Aprendí en inglés tres palabras que, en español son una: cielo. Ceiling, cielo raso; sky, el cielo de las nubes; heaven, el cielo donde estaría Dios.
Noten que digo donde “estaría” Dios, a riesgo de incomodar a los puristas. Todas nuestras ideas del cielo son lecturas y relatos que han variado desde hace siglos. Teólogos, padres de la iglesia, filólogos, críticos textuales y arqueólogos han hecho una variopinta contribución al tema. Por lo mismo, no veo que haya ninguna obligación a atenerse a una rígida definición.
A veces, tendido en la cama, miro las rugosidades del cielorraso granulado, buscando una idea para este blog. Como dice alguna vieja canción, por ahí me distraigo pensando nimiedades y divagando al infinito. Y casi siempre no me sale ninguna idea. En ocasiones, sí.

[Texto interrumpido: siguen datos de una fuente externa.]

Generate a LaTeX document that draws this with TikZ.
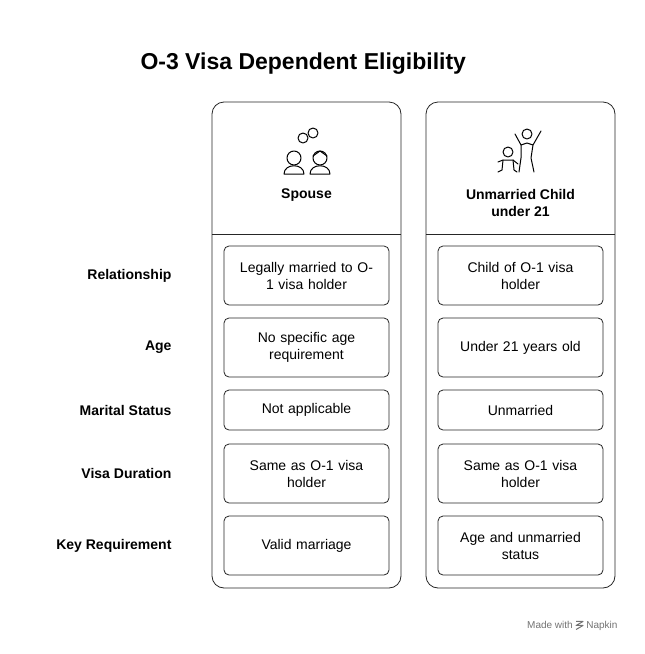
\documentclass[tikz,border=0pt]{standalone}
\usepackage{fontspec}
\setmainfont{Liberation Sans}
\begin{document}
\begin{tikzpicture}[x=1pt,y=-1pt,
 panel/.style={draw=black!85,line width=0.8pt,rounded corners=12pt},
 cell/.style={draw=black!85,line width=0.8pt,rounded corners=5pt,align=center,font=\fontsize{14}{17}\selectfont,text width=158pt,inner sep=3.5pt},
 rowlab/.style={anchor=east,font=\bfseries\fontsize{14}{17}\selectfont},
 icon/.style={line width=1pt,line cap=round,line join=round}]
\useasboundingbox (0,0) rectangle (645,654);
\fill[white] (0,0) rectangle (645,654);
\node[anchor=west,font=\bfseries\fontsize{23}{27}\selectfont] (title) at (137,64) {O-3 Visa Dependent Eligibility};
\draw[panel] (212,102) rectangle (401,588);
\draw[panel] (426,102) rectangle (615,588);
\draw[line width=0.8pt,black!85] (212,234) -- (401,234);
\draw[line width=0.8pt,black!85] (426,234) -- (615,234);
\node[font=\bfseries\fontsize{14}{17}\selectfont,align=center] (h1) at (306.5,195) {Spouse};
\node[font=\bfseries\fontsize{14}{17}\selectfont,align=center] (h2) at (520.5,203) {Unmarried Child\\under 21};
% spouse icon
\begin{scope}[icon]
\draw (303,138) circle (5); \draw (313,133) circle (5);
\draw (294,158) circle (7); \draw (284,174) .. controls (284,163) and (304,163) .. (304,174) -- cycle;
\draw (320,158) circle (7); \draw (310,174) .. controls (310,163) and (330,163) .. (330,174) -- cycle;
\draw (313,156) -- (320,151) -- (327,156);
\end{scope}
% child icon
\begin{scope}[icon]
\draw (527,134) circle (5);
\draw (515,134) -- (521,145) -- (527,143) -- (533,145) -- (541,131);
\draw (521,145) -- (521,158) -- (519,172); \draw (533,145) -- (531,158) -- (534,172);
\draw (508,152) circle (5);
\draw (498,162) -- (503,160) -- (513,160) -- (518,164);
\draw (503,160) -- (502,170) -- (498,172); \draw (513,160) -- (514,170) -- (517,172);
\end{scope}
\foreach \n/\y/\lab in {r1/275.5/Relationship,r2/347.5/Age,r3/410/Marital Status,r4/473.5/Visa Duration,r5/545.5/Key Requirement}{
 \node[rowlab] (\n) at (175,\y) {\lab};
}
\node[cell,minimum height=59pt] (a1) at (306.5,275.5) {Legally married to O-\\1 visa holder};
\node[cell,minimum height=59pt] (a2) at (306.5,347.5) {No specific age\\requirement};
\node[cell,minimum height=40pt] (a3) at (306.5,410) {Not applicable};
\node[cell,minimum height=59pt] (a4) at (306.5,473.5) {Same as O-1 visa\\holder};
\node[cell,minimum height=59pt] (a5) at (306.5,545.5) {Valid marriage};
\node[cell,minimum height=59pt] (b1) at (520.5,275.5) {Child of O-1 visa\\holder};
\node[cell,minimum height=59pt] (b2) at (520.5,347.5) {Under 21 years old};
\node[cell,minimum height=40pt] (b3) at (520.5,410) {Unmarried};
\node[cell,minimum height=59pt] (b4) at (520.5,473.5) {Same as O-1 visa\\holder};
\node[cell,minimum height=59pt] (b5) at (520.5,545.5) {Age and unmarried\\status};
\node[anchor=east,text=black!55,font=\fontsize{10}{12}\selectfont] (foot) at (621,626) {Made with \tikz[x=1pt,y=1pt,baseline=0pt]\draw[black!55,line width=1pt,line join=round] (0,7.5)--(7,7.5)--(0,3.5)--(7,3.5)--(0,-0.5); Napkin};
\end{tikzpicture}
\end{document}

Otras, salgo al pequeño patio de luz de mi departamento. Es mi única posibilidad de ver el cielo de las nubes, el sol, la luna y las estrellas. No tengo ventanas a la calle. O como mi amiga del sur, al lago y los cerros. Entre los barrotes que protegen el patio navego imaginariamente con el pensamiento. Si uno mira muy fijo una estrella tiene la ilusión de que bailan en la profundidad de la noche.
Y cada tanto por mis exploraciones constantes de la Biblia y las charlas con mis estudiantes, pienso en el Cielo. El cielo de Dios. Leí anoche que, en el tiempo de Jesús, cuando se hablaba de cielo o de la vida perdurable, se estaba hablando de Dios, de su persona: Dios como cielo. No un lugar como cielo.
El joven rico no preguntaba qué hacer para entrar en la eternidad. Estaba inquiriendo cómo podía entrar en la vida de Dios porque no se sentía en Él. A pesar de haber guardado casi todos los mandamientos algo faltaba. Bueno, no voy a hacerles meditaciones impertinentes, aunque es muy fascinante este relato.
Hubo una época en que solía decirle “mi cielo” a una criatura pequeña o a alguien que amaba. Era un modo de comunicar una idea sublime: eres como un pequeño cielo particular.
Con los años, algunos cielos se nublaron y experimentaron tormentas de proporciones bíblicas. Se hizo noche en el día. La ilusión del pequeño cielo particular de a poco devino limbo. Soledad asumida con creciente cariño y respetuoso silencio. Refugio tibio y agradable.